By Tundi Agardy, MEAM Contributing Editor (tundiagardy@earthlink.net)

We often say that all three sectors of society – government, civil society, and business – are necessary for effective ecosystem-based management. And while governments and civil societies around the world have been actively engaged in marine management, attempts to get business on board have largely failed, and private sector participation has been sorely lacking. So what's behind the trepidation, or even antipathy, of the business community to participating in marine management?

Speaking the language of business

One factor is language. Business and management interests lack a shared vocabulary, straining communications between them. As ecologists we think it's a no-brainer that the private sector should be interested in protecting the services that marine ecosystems provide them and thereby reducing the risk of losing future profitability. But to the private sector, the narrative is neither clear nor compelling.

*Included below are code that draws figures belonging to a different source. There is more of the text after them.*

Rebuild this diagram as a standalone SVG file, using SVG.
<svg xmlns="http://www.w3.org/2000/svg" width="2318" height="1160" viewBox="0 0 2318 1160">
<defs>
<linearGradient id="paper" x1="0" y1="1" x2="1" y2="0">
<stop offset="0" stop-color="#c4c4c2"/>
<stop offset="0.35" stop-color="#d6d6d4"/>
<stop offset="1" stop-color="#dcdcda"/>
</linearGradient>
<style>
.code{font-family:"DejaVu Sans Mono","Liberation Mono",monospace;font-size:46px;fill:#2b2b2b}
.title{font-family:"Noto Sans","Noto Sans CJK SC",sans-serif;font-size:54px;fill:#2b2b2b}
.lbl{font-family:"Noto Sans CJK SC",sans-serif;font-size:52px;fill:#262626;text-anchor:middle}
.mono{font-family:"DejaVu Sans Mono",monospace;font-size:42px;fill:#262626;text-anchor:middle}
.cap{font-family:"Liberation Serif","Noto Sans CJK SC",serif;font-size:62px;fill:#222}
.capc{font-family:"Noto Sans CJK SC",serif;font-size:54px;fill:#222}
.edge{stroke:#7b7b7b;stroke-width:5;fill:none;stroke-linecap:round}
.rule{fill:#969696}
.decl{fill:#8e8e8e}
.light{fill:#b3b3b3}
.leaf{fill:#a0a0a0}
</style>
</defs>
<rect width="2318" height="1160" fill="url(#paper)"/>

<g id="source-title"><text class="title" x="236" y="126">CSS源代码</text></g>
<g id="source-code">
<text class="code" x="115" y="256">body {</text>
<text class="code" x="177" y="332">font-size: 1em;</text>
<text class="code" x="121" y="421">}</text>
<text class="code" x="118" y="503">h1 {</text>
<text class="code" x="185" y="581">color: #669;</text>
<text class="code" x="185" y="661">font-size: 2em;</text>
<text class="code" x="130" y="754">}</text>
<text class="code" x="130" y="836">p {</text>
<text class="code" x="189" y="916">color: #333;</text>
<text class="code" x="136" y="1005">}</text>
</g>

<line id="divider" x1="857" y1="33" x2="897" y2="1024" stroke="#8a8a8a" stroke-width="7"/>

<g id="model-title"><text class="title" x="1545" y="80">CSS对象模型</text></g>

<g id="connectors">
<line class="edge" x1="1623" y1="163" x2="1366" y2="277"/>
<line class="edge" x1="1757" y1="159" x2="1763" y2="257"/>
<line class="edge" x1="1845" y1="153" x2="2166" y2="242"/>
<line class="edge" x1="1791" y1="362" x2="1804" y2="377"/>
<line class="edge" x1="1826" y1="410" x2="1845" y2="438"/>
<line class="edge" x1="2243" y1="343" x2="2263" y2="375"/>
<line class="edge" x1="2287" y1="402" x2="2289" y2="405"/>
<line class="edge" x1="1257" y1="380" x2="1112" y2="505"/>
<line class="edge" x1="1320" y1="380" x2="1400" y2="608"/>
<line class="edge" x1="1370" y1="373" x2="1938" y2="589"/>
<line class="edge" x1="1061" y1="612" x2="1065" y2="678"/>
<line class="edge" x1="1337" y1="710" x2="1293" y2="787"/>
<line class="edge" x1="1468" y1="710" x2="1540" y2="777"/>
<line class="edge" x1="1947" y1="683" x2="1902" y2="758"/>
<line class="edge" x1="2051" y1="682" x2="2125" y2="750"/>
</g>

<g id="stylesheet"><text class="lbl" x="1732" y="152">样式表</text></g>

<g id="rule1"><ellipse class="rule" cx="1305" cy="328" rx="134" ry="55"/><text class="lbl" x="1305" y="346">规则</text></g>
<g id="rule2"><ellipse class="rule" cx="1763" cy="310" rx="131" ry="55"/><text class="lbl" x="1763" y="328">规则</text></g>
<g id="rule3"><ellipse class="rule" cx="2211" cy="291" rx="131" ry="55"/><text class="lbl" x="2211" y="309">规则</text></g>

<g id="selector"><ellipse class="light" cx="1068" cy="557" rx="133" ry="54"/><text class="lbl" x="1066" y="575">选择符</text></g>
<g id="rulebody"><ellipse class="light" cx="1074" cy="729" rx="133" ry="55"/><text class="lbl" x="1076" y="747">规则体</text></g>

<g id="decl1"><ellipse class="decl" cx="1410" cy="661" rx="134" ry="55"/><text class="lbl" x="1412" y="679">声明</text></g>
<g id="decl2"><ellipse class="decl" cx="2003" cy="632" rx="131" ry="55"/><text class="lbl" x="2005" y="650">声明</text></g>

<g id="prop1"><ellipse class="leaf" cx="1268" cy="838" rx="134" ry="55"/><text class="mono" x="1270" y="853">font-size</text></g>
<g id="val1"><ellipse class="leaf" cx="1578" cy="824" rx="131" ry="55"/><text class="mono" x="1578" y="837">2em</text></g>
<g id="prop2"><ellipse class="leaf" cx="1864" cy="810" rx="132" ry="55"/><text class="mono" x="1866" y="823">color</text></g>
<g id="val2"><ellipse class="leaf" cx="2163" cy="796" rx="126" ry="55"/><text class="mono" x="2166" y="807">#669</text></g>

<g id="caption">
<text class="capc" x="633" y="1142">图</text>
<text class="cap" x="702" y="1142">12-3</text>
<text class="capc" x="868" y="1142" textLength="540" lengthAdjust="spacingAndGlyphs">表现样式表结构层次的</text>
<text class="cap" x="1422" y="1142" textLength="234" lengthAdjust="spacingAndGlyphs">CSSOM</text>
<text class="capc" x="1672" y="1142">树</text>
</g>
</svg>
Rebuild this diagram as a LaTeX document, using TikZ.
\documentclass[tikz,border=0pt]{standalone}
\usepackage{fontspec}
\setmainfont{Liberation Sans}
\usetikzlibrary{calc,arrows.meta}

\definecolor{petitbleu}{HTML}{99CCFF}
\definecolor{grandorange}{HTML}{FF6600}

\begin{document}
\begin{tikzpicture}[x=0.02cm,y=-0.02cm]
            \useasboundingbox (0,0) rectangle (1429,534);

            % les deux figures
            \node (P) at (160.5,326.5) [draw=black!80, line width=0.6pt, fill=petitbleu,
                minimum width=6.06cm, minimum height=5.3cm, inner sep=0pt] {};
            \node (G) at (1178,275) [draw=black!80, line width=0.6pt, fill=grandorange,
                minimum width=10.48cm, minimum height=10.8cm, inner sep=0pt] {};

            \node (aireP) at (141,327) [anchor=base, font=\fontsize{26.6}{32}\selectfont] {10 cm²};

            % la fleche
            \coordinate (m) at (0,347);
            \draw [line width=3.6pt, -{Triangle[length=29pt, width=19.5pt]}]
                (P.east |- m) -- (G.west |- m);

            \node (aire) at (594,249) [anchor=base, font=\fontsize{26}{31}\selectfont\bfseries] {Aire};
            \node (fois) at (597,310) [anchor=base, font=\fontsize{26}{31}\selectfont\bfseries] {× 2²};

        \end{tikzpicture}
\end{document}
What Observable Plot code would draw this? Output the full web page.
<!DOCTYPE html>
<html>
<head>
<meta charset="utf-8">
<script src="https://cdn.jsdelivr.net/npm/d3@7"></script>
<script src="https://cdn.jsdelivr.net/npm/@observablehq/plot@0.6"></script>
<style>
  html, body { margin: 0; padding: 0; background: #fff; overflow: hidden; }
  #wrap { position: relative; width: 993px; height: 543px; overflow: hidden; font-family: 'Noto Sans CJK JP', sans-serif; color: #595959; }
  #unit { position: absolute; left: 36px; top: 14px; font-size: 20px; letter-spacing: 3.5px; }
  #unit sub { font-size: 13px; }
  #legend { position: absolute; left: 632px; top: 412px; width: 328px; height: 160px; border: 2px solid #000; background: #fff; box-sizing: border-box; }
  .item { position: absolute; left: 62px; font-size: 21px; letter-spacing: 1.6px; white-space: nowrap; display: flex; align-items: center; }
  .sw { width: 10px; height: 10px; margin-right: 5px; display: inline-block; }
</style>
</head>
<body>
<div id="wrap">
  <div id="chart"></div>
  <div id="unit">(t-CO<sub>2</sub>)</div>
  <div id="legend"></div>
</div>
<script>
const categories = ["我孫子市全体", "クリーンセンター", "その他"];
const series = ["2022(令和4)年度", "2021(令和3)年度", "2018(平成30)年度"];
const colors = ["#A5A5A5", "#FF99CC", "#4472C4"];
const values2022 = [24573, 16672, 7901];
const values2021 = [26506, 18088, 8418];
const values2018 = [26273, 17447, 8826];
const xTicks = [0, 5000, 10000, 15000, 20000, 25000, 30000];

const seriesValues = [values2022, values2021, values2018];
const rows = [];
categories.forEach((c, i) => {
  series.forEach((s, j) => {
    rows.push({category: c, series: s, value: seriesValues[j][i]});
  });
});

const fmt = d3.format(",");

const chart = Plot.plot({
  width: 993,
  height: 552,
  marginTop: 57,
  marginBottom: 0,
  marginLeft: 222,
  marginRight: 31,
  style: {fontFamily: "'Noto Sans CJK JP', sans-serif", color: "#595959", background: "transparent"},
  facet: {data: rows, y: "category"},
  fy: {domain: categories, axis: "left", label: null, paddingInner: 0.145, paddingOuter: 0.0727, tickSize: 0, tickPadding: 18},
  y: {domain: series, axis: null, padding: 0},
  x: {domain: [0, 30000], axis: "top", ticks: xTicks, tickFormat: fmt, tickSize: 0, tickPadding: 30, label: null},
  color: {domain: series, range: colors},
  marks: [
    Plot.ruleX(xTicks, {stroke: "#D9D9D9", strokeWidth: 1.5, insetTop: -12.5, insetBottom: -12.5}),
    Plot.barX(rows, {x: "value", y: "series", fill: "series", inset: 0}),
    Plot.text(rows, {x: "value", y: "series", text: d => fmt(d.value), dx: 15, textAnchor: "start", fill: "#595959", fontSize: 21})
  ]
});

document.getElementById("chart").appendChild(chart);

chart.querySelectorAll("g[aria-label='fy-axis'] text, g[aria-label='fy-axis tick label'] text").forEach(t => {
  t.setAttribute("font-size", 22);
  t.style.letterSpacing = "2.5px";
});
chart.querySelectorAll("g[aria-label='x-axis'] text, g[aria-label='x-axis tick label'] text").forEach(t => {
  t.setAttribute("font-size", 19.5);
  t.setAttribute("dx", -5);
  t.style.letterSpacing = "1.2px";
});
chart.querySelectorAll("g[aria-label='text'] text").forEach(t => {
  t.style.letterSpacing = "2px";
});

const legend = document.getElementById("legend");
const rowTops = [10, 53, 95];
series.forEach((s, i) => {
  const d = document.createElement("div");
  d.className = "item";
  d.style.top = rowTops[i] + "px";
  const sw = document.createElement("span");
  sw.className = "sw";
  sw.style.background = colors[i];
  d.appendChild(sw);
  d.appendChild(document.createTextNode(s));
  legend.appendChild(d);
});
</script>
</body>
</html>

To convince business that investing in ocean management makes good business sense, ecologists, planners, social scientists, and managers need to speak the language of business. We need to be able to deftly describe value propositions. We need to understand and explain what drives capital, where there is value added, how to capture and sustain benefit flows, and how to get to scale following successful incubation of projects. We need to understand finance, private equity, markets, public-private partnerships, bonds, and incentives and know when to promote which mechanism. We need to highlight existing and emerging commodities that are ripe for investment, follow their supply chains, and provide new metrics for performance and actionability. We should identify bona fide investment opportunities and signal these to the private sector. And most importantly, we need to be better at providing proof, not just theoretical rationales, for why investing in EBM is a good thing.

Profits matter

But the problem isn't all semantic, or even in the way we market (or fail to market) EBM. Because while it is true that cost savings and risk reduction are the inevitable outcomes of better and more efficient management, these things may just not resonate enough. Recently I was pulled aside by an investor who attended a meeting on environmental markets. He pointed out that while efficiencies do figure into investors' calculations about whether or not to engage, what really gets investors' attention is one simple thing: profitability. That reminded me of a meeting on innovative financing in the marine realm (a Marine Katoomba event hosted by Forest Trends some years ago) where speculative investors circled hungrily at the start of the meeting. By the end of the meeting, after we had discussed the nuances of property and access rights, the state of ecological knowledge about ecosystem services, and the challenges businesses faced when operating in the marine space, we had identified a hundred reasons why private sector engagement was so darn difficult. And the investors were long gone.

We in the conservation community ought to work more purposefully to engage the business community in EBM by doing three things:

  1. Learning and using the language of business;
  2. Using case studies to demonstrate how private sector engagement can be achieved; and
  3. Showing how EBM increases not only management efficiency but also potential profitability.

Only then will business be truly on board and partner with government and civil society to secure the future of our valuable seas.